<<<<

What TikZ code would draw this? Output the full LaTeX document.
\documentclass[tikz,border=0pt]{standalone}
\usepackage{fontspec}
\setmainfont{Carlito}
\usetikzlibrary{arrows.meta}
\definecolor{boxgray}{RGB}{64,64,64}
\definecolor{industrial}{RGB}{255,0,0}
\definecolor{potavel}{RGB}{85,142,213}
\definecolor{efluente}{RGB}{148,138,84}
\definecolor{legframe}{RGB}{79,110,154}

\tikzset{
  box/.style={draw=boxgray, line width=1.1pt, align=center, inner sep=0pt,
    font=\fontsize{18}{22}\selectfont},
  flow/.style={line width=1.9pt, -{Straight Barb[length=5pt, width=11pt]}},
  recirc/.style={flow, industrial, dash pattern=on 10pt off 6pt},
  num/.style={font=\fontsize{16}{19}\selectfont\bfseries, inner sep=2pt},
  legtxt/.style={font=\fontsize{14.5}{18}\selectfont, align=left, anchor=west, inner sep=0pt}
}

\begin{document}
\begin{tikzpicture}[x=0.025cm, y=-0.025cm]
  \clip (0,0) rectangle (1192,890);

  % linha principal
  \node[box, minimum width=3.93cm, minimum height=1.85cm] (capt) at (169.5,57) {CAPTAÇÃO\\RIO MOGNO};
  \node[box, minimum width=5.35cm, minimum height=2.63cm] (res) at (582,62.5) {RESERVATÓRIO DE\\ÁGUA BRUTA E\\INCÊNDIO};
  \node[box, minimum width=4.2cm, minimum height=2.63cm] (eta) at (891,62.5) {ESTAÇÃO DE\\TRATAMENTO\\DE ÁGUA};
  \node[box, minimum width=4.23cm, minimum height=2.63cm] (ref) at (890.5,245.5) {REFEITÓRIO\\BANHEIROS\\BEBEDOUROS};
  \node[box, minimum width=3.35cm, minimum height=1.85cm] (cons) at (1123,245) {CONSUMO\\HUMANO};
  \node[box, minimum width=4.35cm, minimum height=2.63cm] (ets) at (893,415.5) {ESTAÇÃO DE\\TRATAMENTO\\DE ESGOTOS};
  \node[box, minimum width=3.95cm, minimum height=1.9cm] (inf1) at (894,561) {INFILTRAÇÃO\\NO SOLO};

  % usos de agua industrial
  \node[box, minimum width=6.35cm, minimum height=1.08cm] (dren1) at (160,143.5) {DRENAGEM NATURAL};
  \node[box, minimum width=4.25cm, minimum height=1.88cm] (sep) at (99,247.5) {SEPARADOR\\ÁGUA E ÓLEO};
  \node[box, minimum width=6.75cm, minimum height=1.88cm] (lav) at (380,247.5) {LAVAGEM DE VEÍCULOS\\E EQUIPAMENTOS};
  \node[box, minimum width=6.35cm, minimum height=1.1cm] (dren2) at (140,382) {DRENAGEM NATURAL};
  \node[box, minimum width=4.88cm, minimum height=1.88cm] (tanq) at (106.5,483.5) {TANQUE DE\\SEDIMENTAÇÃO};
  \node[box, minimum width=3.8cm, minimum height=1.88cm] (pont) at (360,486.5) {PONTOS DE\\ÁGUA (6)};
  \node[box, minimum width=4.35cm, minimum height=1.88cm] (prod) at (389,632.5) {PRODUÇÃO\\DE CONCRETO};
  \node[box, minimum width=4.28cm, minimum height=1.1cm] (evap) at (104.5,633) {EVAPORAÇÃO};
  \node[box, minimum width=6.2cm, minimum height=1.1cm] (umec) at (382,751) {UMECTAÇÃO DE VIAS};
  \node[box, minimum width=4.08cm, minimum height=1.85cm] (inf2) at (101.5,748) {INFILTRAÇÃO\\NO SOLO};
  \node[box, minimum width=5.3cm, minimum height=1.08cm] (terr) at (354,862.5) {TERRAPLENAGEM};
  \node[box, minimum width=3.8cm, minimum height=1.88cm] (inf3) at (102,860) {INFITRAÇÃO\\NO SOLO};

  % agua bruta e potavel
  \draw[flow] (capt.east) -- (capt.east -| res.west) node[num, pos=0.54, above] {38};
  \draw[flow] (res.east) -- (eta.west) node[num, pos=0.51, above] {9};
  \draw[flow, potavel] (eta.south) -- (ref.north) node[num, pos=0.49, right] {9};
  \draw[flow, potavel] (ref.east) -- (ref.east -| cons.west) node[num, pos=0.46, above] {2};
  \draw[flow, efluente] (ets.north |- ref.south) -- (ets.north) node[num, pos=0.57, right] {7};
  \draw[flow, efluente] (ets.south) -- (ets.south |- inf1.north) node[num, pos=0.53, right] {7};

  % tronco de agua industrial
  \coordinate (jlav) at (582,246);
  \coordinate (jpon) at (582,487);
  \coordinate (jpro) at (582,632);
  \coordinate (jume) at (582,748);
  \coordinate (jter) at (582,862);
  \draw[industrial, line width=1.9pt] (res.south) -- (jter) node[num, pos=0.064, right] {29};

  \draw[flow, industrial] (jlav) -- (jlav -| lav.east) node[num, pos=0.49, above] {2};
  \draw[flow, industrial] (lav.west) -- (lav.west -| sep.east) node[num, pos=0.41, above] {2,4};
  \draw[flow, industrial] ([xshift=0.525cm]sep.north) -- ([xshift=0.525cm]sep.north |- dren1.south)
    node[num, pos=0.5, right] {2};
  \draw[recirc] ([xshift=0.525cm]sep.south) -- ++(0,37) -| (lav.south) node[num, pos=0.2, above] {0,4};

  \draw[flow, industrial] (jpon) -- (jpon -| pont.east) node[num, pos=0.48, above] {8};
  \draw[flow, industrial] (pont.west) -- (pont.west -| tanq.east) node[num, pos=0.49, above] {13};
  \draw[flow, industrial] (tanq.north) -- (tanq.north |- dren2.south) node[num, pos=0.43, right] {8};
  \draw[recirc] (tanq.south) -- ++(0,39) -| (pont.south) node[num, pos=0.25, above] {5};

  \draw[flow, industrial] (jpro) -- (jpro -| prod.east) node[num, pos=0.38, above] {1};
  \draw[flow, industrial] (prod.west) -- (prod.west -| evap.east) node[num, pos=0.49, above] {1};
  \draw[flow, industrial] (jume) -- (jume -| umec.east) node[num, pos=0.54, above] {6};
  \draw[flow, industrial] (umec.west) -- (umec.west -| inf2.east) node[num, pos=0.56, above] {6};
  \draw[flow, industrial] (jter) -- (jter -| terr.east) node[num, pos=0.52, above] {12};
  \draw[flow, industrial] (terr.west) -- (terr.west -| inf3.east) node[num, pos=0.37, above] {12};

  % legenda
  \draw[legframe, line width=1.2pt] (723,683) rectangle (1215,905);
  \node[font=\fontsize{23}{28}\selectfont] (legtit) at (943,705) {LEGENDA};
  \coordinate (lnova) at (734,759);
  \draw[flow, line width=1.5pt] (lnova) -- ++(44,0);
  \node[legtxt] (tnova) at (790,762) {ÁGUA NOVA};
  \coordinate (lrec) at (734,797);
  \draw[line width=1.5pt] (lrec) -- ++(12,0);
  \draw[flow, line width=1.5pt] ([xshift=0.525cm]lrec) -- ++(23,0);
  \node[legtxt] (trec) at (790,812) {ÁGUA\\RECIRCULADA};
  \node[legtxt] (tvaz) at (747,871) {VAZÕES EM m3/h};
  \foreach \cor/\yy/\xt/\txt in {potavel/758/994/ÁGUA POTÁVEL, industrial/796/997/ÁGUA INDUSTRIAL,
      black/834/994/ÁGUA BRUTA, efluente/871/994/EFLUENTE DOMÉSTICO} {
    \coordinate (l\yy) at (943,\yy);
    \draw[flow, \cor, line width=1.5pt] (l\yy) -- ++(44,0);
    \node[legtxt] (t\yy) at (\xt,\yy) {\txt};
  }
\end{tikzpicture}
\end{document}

>>>>

■ Your objective
Repeat, exactly and only, the lines from the beginning of the material through the line that contains "minimum width=3.95cm, minimum".

■ Response for this exercise
What TikZ code would draw this? Output the full LaTeX document.
\documentclass[tikz,border=0pt]{standalone}
\usepackage{fontspec}
\setmainfont{Carlito}
\usetikzlibrary{arrows.meta}
\definecolor{boxgray}{RGB}{64,64,64}
\definecolor{industrial}{RGB}{255,0,0}
\definecolor{potavel}{RGB}{85,142,213}
\definecolor{efluente}{RGB}{148,138,84}
\definecolor{legframe}{RGB}{79,110,154}

\tikzset{
  box/.style={draw=boxgray, line width=1.1pt, align=center, inner sep=0pt,
    font=\fontsize{18}{22}\selectfont},
  flow/.style={line width=1.9pt, -{Straight Barb[length=5pt, width=11pt]}},
  recirc/.style={flow, industrial, dash pattern=on 10pt off 6pt},
  num/.style={font=\fontsize{16}{19}\selectfont\bfseries, inner sep=2pt},
  legtxt/.style={font=\fontsize{14.5}{18}\selectfont, align=left, anchor=west, inner sep=0pt}
}

\begin{document}
\begin{tikzpicture}[x=0.025cm, y=-0.025cm]
  \clip (0,0) rectangle (1192,890);

  % linha principal
  \node[box, minimum width=3.93cm, minimum height=1.85cm] (capt) at (169.5,57) {CAPTAÇÃO\\RIO MOGNO};
  \node[box, minimum width=5.35cm, minimum height=2.63cm] (res) at (582,62.5) {RESERVATÓRIO DE\\ÁGUA BRUTA E\\INCÊNDIO};
  \node[box, minimum width=4.2cm, minimum height=2.63cm] (eta) at (891,62.5) {ESTAÇÃO DE\\TRATAMENTO\\DE ÁGUA};
  \node[box, minimum width=4.23cm, minimum height=2.63cm] (ref) at (890.5,245.5) {REFEITÓRIO\\BANHEIROS\\BEBEDOUROS};
  \node[box, minimum width=3.35cm, minimum height=1.85cm] (cons) at (1123,245) {CONSUMO\\HUMANO};
  \node[box, minimum width=4.35cm, minimum height=2.63cm] (ets) at (893,415.5) {ESTAÇÃO DE\\TRATAMENTO\\DE ESGOTOS};
  \node[box, minimum width=3.95cm, minimum height=1.9cm] (inf1) at (894,561) {INFILTRAÇÃO\\NO SOLO};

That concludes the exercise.